## Stated exercise
From the first line of the data below through the line holding "const yTicks = [0, 10, 20, 30];", output each line exactly and leave the pictures out.

****************************************

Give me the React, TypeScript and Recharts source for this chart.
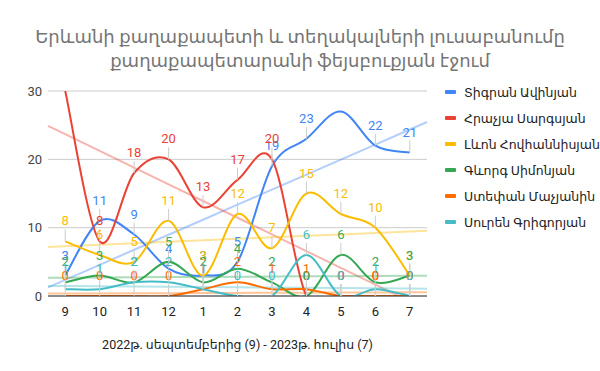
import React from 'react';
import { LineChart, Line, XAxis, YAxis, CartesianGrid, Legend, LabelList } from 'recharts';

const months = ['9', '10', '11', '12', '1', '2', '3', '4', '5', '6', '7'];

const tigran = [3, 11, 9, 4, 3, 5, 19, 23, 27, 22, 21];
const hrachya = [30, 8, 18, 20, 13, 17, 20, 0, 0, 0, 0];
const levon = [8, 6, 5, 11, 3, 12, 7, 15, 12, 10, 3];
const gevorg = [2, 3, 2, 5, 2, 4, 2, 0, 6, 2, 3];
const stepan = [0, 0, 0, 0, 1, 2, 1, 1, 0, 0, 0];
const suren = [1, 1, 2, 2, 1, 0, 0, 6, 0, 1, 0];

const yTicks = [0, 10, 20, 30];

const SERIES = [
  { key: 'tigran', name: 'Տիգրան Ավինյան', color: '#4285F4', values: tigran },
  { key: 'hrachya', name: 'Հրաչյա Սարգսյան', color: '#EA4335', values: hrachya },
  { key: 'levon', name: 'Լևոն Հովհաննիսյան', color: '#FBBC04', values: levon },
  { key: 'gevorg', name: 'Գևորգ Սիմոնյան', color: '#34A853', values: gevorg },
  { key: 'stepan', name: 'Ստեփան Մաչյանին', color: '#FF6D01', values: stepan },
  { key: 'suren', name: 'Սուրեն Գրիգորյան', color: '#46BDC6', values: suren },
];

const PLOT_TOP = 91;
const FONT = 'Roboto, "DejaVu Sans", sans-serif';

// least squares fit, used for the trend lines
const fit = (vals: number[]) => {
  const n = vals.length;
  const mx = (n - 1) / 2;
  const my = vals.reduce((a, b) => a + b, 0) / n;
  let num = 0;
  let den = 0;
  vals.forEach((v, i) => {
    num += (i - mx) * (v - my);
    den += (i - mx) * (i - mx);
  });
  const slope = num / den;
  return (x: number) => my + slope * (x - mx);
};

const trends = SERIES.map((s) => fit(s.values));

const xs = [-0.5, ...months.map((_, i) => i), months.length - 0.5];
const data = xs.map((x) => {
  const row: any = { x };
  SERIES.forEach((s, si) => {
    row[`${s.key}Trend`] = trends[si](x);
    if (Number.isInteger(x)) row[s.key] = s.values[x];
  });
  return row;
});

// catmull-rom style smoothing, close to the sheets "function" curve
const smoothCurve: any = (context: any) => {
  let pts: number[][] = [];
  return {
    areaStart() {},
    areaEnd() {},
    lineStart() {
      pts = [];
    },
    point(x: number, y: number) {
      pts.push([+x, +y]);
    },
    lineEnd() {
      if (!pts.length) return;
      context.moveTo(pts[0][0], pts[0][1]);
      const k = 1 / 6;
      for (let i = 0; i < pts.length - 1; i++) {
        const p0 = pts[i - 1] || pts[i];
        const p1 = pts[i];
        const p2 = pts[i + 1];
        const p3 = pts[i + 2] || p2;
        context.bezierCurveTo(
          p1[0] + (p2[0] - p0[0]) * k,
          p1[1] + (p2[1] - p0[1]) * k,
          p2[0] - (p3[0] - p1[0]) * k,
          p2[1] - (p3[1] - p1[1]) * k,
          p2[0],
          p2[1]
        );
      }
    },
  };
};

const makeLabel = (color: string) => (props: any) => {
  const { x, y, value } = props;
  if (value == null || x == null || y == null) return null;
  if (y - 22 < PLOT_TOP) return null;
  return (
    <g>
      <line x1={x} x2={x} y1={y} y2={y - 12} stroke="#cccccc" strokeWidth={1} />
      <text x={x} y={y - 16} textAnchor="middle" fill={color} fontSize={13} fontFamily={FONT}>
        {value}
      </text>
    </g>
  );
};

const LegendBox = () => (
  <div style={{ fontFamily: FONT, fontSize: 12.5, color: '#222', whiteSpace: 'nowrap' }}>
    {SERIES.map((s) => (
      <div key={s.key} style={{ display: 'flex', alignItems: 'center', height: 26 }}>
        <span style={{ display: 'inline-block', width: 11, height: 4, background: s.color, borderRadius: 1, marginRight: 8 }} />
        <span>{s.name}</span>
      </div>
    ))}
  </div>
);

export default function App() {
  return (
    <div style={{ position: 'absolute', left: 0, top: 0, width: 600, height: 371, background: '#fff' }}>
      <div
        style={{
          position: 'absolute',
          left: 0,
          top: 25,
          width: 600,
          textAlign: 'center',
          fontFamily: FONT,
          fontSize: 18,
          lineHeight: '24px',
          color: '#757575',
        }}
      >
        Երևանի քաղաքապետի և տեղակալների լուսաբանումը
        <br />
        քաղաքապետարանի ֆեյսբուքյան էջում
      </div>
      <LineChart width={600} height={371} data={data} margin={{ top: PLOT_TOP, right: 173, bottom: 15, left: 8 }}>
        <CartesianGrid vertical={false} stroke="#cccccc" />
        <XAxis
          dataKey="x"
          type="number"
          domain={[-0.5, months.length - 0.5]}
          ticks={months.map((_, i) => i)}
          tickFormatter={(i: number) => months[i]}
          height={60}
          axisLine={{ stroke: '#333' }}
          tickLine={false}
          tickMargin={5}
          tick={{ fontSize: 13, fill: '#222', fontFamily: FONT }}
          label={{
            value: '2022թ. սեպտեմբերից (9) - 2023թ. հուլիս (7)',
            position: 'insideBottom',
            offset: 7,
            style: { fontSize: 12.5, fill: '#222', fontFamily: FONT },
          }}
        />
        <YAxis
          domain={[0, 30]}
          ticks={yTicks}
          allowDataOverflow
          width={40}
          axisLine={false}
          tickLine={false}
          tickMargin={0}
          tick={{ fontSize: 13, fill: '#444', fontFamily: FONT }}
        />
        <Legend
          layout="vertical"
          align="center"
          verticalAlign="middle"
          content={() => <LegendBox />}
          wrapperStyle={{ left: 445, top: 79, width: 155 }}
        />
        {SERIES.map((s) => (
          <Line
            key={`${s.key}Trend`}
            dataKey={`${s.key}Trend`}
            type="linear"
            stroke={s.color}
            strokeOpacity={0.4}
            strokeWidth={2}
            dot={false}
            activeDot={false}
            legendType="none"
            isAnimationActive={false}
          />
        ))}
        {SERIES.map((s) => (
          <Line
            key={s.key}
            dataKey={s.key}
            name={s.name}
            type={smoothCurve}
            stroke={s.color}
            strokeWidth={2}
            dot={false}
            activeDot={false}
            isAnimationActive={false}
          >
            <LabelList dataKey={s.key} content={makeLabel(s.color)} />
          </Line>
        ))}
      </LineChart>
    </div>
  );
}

****************************************

## Exercise response
Give me the React, TypeScript and Recharts source for this chart.
import React from 'react';
import { LineChart, Line, XAxis, YAxis, CartesianGrid, Legend, LabelList } from 'recharts';

const months = ['9', '10', '11', '12', '1', '2', '3', '4', '5', '6', '7'];

const tigran = [3, 11, 9, 4, 3, 5, 19, 23, 27, 22, 21];
const hrachya = [30, 8, 18, 20, 13, 17, 20, 0, 0, 0, 0];
const levon = [8, 6, 5, 11, 3, 12, 7, 15, 12, 10, 3];
const gevorg = [2, 3, 2, 5, 2, 4, 2, 0, 6, 2, 3];
const stepan = [0, 0, 0, 0, 1, 2, 1, 1, 0, 0, 0];
const suren = [1, 1, 2, 2, 1, 0, 0, 6, 0, 1, 0];

const yTicks = [0, 10, 20, 30];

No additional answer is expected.